§ **Short problem**
Would you quote the material below from its first line through the line containing "import numpy as np", exactly and with both ends included?
--- Supplied data ---
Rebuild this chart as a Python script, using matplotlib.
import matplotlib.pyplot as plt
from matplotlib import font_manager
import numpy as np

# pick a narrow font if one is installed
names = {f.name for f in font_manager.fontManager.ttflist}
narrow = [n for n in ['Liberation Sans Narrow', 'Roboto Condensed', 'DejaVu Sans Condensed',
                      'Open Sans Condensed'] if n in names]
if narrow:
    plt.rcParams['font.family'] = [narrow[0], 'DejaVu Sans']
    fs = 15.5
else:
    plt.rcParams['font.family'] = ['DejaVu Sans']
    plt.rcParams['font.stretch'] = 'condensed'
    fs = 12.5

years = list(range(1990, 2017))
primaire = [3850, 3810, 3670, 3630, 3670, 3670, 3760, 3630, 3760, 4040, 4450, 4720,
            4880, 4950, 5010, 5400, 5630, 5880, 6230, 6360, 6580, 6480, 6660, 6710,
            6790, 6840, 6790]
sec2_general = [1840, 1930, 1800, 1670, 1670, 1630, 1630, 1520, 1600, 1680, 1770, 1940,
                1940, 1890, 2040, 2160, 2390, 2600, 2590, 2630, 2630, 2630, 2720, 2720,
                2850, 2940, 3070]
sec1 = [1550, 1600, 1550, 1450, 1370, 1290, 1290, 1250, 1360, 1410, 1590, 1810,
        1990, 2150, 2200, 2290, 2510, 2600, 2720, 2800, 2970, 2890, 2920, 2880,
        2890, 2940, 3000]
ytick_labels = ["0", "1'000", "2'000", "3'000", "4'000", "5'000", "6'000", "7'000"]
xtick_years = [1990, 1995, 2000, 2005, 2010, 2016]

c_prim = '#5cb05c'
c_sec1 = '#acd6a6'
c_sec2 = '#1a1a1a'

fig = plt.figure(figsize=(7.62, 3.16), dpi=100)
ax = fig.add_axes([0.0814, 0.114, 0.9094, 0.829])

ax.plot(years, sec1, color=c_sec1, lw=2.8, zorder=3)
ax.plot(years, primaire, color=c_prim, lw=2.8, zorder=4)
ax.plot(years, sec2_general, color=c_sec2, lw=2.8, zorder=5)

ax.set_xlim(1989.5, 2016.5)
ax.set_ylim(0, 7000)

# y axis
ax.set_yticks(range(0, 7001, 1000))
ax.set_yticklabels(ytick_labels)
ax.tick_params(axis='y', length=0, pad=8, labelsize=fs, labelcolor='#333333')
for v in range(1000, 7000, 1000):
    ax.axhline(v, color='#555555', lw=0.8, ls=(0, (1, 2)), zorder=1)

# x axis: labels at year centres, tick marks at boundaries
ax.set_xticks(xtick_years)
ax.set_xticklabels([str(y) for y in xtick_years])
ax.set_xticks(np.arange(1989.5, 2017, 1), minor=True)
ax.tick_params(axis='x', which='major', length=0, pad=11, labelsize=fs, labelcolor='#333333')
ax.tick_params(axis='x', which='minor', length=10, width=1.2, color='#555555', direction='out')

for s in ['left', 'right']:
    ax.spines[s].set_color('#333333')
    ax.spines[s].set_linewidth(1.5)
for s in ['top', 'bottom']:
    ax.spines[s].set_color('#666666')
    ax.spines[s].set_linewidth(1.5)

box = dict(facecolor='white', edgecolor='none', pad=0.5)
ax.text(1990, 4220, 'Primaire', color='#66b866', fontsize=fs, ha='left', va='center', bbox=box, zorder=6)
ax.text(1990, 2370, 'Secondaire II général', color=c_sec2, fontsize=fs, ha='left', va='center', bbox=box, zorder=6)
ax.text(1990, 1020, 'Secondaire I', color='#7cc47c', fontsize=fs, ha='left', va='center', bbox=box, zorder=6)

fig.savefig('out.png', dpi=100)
---
§ **Complete output**
Rebuild this chart as a Python script, using matplotlib.
import matplotlib.pyplot as plt
from matplotlib import font_manager
import numpy as np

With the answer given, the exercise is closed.